Empty Desks and the Snap-Back Recovery

To a business, a recession is a time to tighten your belt. Budgets that normally expand from year to year get cut during a recession. Sometimes a company has a hiring freeze, so that positions go vacant for longer than perhaps they really should.

I remember how many empty desks I saw in 2002. In some companies, as many as 20 percent of job positions were vacant as the company slowed down hiring. The organizational chart might have showed 325 positions, but with 65 of them marked “Vacant.” There was a desk in place waiting to be occupied by the person hired for the vacant position. But with budgets being squeezed, the companies were extremely selective about who they hired, and it took two or three years to fill some of the vacancies.

The empty-desk quality of a recession is a factor that allows for a snap-back recovery. As soon as revenue starts to flow again, the company can expand just by filling its vacancies faster. In some cases, it is as simple as making the phone call to offer the job to a qualified candidate who has already been interviewed for the position.

There are some empty desks in the current recession, but the empty desks have not expanded the way they did in recent recessions. Just the opposite, in fact. From all the statistics I can find, there are fewer job vacancies now than in normal times. Employers are slowing down hiring, but jobs aren’t going vacant. How can this be?

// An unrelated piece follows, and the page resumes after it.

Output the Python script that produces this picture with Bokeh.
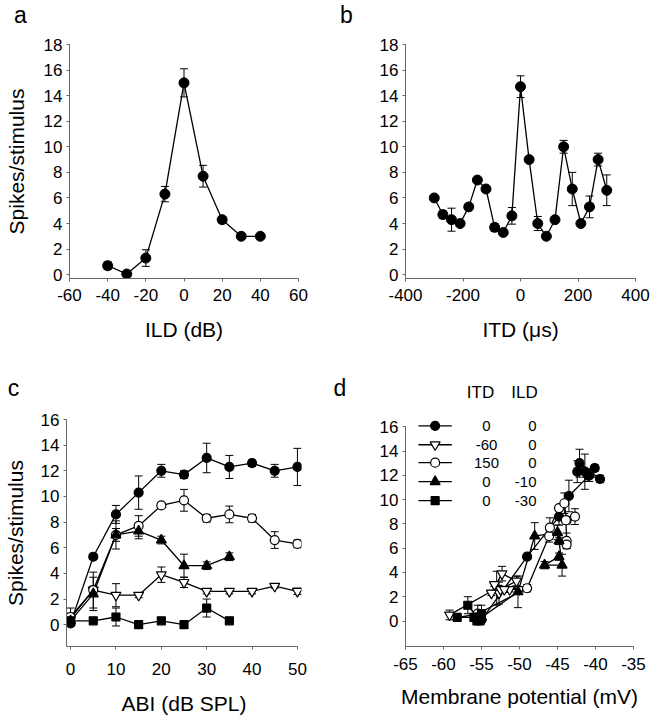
from bokeh.plotting import figure
from bokeh.layouts import row, column
from bokeh.models import ColumnDataSource, Whisker, TeeHead, Range1d
from bokeh.core.properties import value
from bokeh.embed import file_html
from bokeh.resources import INLINE

FONT = "Liberation Sans"

# ---------------- data ----------------
# panel a: ILD tuning
ild = [-40, -30, -20, -10, 0, 10, 20, 30, 40]
ild_spikes = [0.7, 0.05, 1.3, 6.3, 15.0, 7.7, 4.3, 3.0, 3.0]
ild_err = [0.3, 0, 0.65, 0.6, 1.1, 0.85, 0.25, 0, 0]

# panel b: ITD tuning
itd = [-300, -270, -240, -210, -180, -150, -120, -90, -60, -30, 0,
       30, 60, 90, 120, 150, 180, 210, 240, 270, 300]
itd_spikes = [6.0, 4.7, 4.3, 4.0, 5.3, 7.4, 6.7, 3.7, 3.3, 4.6, 14.7,
              9.0, 4.0, 3.0, 4.3, 10.0, 6.7, 4.0, 5.3, 9.0, 6.6]
itd_err = [0, 0.3, 0.9, 0, 0, 0, 0, 0.3, 0, 0.65, 0.85,
           0, 0.55, 0, 0, 0.5, 1.3, 0, 0.85, 0.5, 1.2]

# panel c: ABI functions
abi = [0, 5, 10, 15, 20, 25, 30, 35, 40, 45, 50]
abi_short = [0, 5, 10, 15, 20, 25, 30, 35]
c_itd0_ild0 = [0.1, 5.3, 8.6, 10.3, 12.0, 11.7, 13.0, 12.3, 12.6, 12.0, 12.3]
c_itd0_ild0_err = [0.2, 0.2, 0.7, 1.3, 0.5, 0.3, 1.15, 0.9, 0.25, 0.5, 1.45]
c_itdm60 = [0.5, 2.7, 2.3, 2.3, 3.9, 3.3, 2.6, 2.6, 2.6, 3.0, 2.6]
c_itdm60_err = [0.4, 1.4, 0.9, 0.2, 0.6, 0.4, 0.2, 0.2, 0.2, 0.15, 0.25]
c_itd150 = [0.6, 2.7, 7.0, 7.7, 9.3, 9.7, 8.3, 8.6, 8.3, 6.6, 6.3]
c_itd150_err = [0.7, 0.3, 0.5, 0.8, 0.2, 0.85, 0.3, 0.65, 0.3, 0.65, 0.3]
c_ildm10 = [0.3, 2.4, 7.0, 7.3, 6.6, 4.6, 4.6, 5.3]
c_ildm10_err = [0.3, 1.3, 1.1, 0.6, 0.3, 0.9, 0.3, 0.3]
c_ildm30 = [0.3, 0.3, 0.6, 0.0, 0.3, 0.0, 1.3, 0.3]
c_ildm30_err = [0.3, 0.1, 0.7, 0.1, 0.1, 0.1, 0.7, 0.15]

# panel d: membrane potential at each ABI (same spike values as c)
d_itd0_ild0 = [-55.0, -49.0, -44.8, -43.5, -40.8, -39.4, -42.1, -42.4, -40.1, -41.0, -41.4]
d_itdm60 = [-59.2, -53.0, -52.7, -53.7, -52.3, -50.4, -52.5, -51.3, -50.0, -53.3, -52.0]
d_itd150 = [-55.5, -49.0, -46.1, -46.0, -44.8, -44.1, -43.8, -42.7, -43.9, -43.8, -43.8]
d_ildm10 = [-55.0, -50.2, -48.0, -45.0, -44.8, -44.4, -46.7, -44.8]
d_ildm30 = [-55.8, -58.2, -55.0, -55.6, -56.0, -55.2, -56.8, -55.5]

legend_itd = ["0", "-60", "150", "0", "0"]
legend_ild = ["0", "0", "0", "-10", "-30"]
legend_rows = [16.08, 14.52, 13.04, 11.48, 9.91]

panel_letters = ["a", "b", "c", "d"]

ticks_a_x = [-60, -40, -20, 0, 20, 40, 60]
ticks_b_x = [-400, -200, 0, 200, 400]
ticks_c_x = [0, 10, 20, 30, 40, 50]
ticks_d_x = [-65, -60, -55, -50, -45, -40, -35]
ticks_y18 = [0, 2, 4, 6, 8, 10, 12, 14, 16, 18]
ticks_y16 = [0, 2, 4, 6, 8, 10, 12, 14, 16]


# ---------------- helpers ----------------
def make_fig(width, height, xr, yr, bl, br, bt, bb, xticks, yticks):
    p = figure(width=width, height=height, x_range=xr, y_range=yr,
               output_backend="svg", toolbar_location=None,
               min_border_left=bl, min_border_right=br,
               min_border_top=bt, min_border_bottom=bb)
    p.xgrid.visible = False
    p.ygrid.visible = False
    p.outline_line_color = None
    p.background_fill_color = "white"
    p.border_fill_color = "white"
    p.xaxis.ticker = xticks
    p.yaxis.ticker = yticks
    p.xaxis.major_label_overrides = {t: str(t) for t in xticks}
    p.yaxis.major_label_overrides = {t: str(t) for t in yticks}
    for ax in (p.xaxis[0], p.yaxis[0]):
        ax.axis_line_color = "#666666"
        ax.axis_line_width = 1
        ax.major_tick_line_color = "#666666"
        ax.minor_tick_line_color = None
        ax.major_tick_in = 0
        ax.major_tick_out = 3
        ax.major_label_text_font = FONT
        ax.major_label_text_font_size = "17px"
        ax.major_label_text_color = "black"
        ax.axis_label_text_font = FONT
        ax.axis_label_text_font_size = "21px"
        ax.axis_label_text_font_style = "normal"
        ax.axis_label_text_color = "black"
    return p


def make_strip(width, height):
    s = figure(width=width, height=height, x_range=Range1d(0, width),
               y_range=Range1d(height, 0), output_backend="svg",
               toolbar_location=None, x_axis_type=None, y_axis_type=None,
               min_border=0)
    s.xgrid.visible = False
    s.ygrid.visible = False
    s.outline_line_color = None
    s.background_fill_color = "white"
    s.border_fill_color = "white"
    return s


def add_err(p, xs, ys, es):
    xx = [x for x, e in zip(xs, es) if e > 0]
    lo = [y - e for y, e in zip(ys, es) if e > 0]
    hi = [y + e for y, e in zip(ys, es) if e > 0]
    src = ColumnDataSource(dict(x=xx, lo=lo, hi=hi))
    w = Whisker(base="x", lower="lo", upper="hi", source=src,
                line_color="black", line_width=1,
                upper_head=TeeHead(size=8, line_color="black", line_width=1),
                lower_head=TeeHead(size=8, line_color="black", line_width=1))
    p.add_layout(w)


STYLES = [
    ("circle", 9, "black"),
    ("inverted_triangle", 10, "white"),
    ("circle", 9, "white"),
    ("triangle", 10, "black"),
    ("square", 8, "black"),
]

# ---------------- strip with letters a, b ----------------
s1 = make_strip(652, 30)
s1.text([20, 346], [14, 14], text=panel_letters[:2], text_font=value(FONT),
        text_font_size=value("23px"), text_align="center",
        text_baseline="middle", text_color="black")

# ---------------- panel a ----------------
pa = make_fig(326, 320, (-60, 60), (-0.3, 18), 69, 28, 14, 72, ticks_a_x, ticks_y18)
pa.xaxis.axis_label = "ILD (dB)"
pa.yaxis.axis_label = "Spikes/stimulus"
pa.xaxis.major_label_standoff = 7
pa.xaxis.axis_label_standoff = 14
pa.yaxis.major_label_standoff = 4
pa.yaxis.axis_label_standoff = 13
add_err(pa, ild, ild_spikes, ild_err)
pa.line(ild, ild_spikes, line_color="black", line_width=1.3)
pa.scatter(ild, ild_spikes, marker="circle", size=10, fill_color="black", line_color="black")

# ---------------- panel b ----------------
pb = make_fig(326, 320, (-400, 400), (-0.3, 18), 79, 17, 14, 72, ticks_b_x, ticks_y18)
pb.xaxis.axis_label = "ITD (\u03bcs)"
pb.xaxis.major_label_standoff = 7
pb.xaxis.axis_label_standoff = 14
pb.yaxis.major_label_standoff = 4
add_err(pb, itd, itd_spikes, itd_err)
pb.line(itd, itd_spikes, line_color="black", line_width=1.3)
pb.scatter(itd, itd_spikes, marker="circle", size=10, fill_color="black", line_color="black")

# ---------------- strip with letters c, d and legend header ----------------
s2 = make_strip(652, 52)
s2.text([13, 339.5], [37, 37], text=panel_letters[2:], text_font=value(FONT),
        text_font_size=value("23px"), text_align="center",
        text_baseline="middle", text_color="black")
s2.text([480, 524], [42, 42], text=["ITD", "ILD"], text_font=value(FONT),
        text_font_size=value("17px"), text_align="center",
        text_baseline="middle", text_color="black")

# ---------------- panel c ----------------
pc = make_fig(326, 317, (-0.9, 50.9), (-1.7, 16), 64, 25, 17, 73, ticks_c_x, ticks_y16)
pc.xaxis.bounds = (-0.9, 50)
pc.xaxis.axis_label = "ABI (dB SPL)"
pc.yaxis.axis_label = "Spikes/stimulus"
pc.xaxis.major_label_standoff = 13
pc.xaxis.axis_label_standoff = 14
pc.yaxis.major_label_standoff = 4
pc.yaxis.axis_label_standoff = 11
c_series = [
    (abi, c_itd0_ild0, c_itd0_ild0_err),
    (abi, c_itdm60, c_itdm60_err),
    (abi, c_itd150, c_itd150_err),
    (abi_short, c_ildm10, c_ildm10_err),
    (abi_short, c_ildm30, c_ildm30_err),
]
for xs, ys, es in c_series:
    add_err(pc, xs, ys, es)
for xs, ys, es in c_series:
    pc.line(xs, ys, line_color="black", line_width=1.3)
for (xs, ys, es), (mk, sz, fc) in zip(c_series, STYLES):
    pc.scatter(xs, ys, marker=mk, size=sz, fill_color=fc, line_color="black", line_width=1.2)

# ---------------- panel d ----------------
pd_ = make_fig(326, 317, (-65, -35), (-2.1, 16.6), 79, 19, 10, 67, ticks_d_x, ticks_y16)
pd_.yaxis.bounds = (-2.1, 16)
pd_.xaxis.axis_label = "Membrane potential (mV)"
pd_.xaxis.major_label_standoff = 8
pd_.xaxis.axis_label_standoff = 12
pd_.yaxis.major_label_standoff = 4
d_series = [
    (d_itd0_ild0, c_itd0_ild0, c_itd0_ild0_err),
    (d_itdm60, c_itdm60, c_itdm60_err),
    (d_itd150, c_itd150, c_itd150_err),
    (d_ildm10, c_ildm10, c_ildm10_err),
    (d_ildm30, c_ildm30, c_ildm30_err),
]
for xs, ys, es in d_series:
    add_err(pd_, xs, ys, es)
for xs, ys, es in d_series:
    pd_.line(xs, ys, line_color="black", line_width=1.3)
for (xs, ys, es), (mk, sz, fc) in zip(d_series, STYLES):
    pd_.scatter(xs, ys, marker=mk, size=sz, fill_color=fc, line_color="black", line_width=1.2)

# legend table inside panel d
for yrow, (mk, sz, fc) in zip(legend_rows, STYLES):
    pd_.line([-63.3, -58.9], [yrow, yrow], line_color="black", line_width=1.3)
    pd_.scatter([-61.1], [yrow], marker=mk, size=sz, fill_color=fc, line_color="black", line_width=1.2)
pd_.text([-54.34] * 5, legend_rows, text=legend_itd, text_font=value(FONT),
         text_font_size=value("15px"), text_align="center", text_baseline="middle",
         text_color="black")
pd_.text([-47.76] * 5, legend_rows, text=legend_ild, text_font=value(FONT),
         text_font_size=value("15px"), text_align="right", text_baseline="middle",
         text_color="black")

layout = column(s1, row(pa, pb), s2, row(pc, pd_))
open("out.html", "w").write(file_html(layout, INLINE))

The answer is simple and sobering. Employers are eliminating job positions faster than they are hiring new workers. And they are not just taking away a job here and there, but slashing whole departments and locations. Factories and stores are closing at the fastest pace ever recorded. A business can usually wait out a recession, and many businesses are taking that approach this year, but many cannot and are restructuring for survival. That’s why there are so few empty desks.

With few empty desks, it may not be possible for the economy to bounce back from this recession. It takes longer to create a new job than it does to fill a vacant job position. Even with an empty desk, it typically takes weeks to hire someone to fill that spot. But in many cases, creating a job means writing a business plan, selecting a location, arranging for financing, renting an office, getting furniture and networking put in, and then starting to interview job candidates. Even if the business need is urgent and the money is in the bank, this is a process that can easily take a year or two — three or four, if a new building has to be built. The longer time scale for adding jobs means a slower recovery.

Other economists have already predicted that this could be an “L-shaped” recession, with the current rapid decline in economic activity followed by a very gradual recovery. Those predictions were based on such factors as the banking crisis, government deficits, and household debt. The dynamics of the job market point to the same conclusion. The economy can stage a quick recovery from a recession when there are millions of empty desks to fill. After positions are eliminated, facilities closed, and companies liquidated, the process of economic expansion is not quite so simple.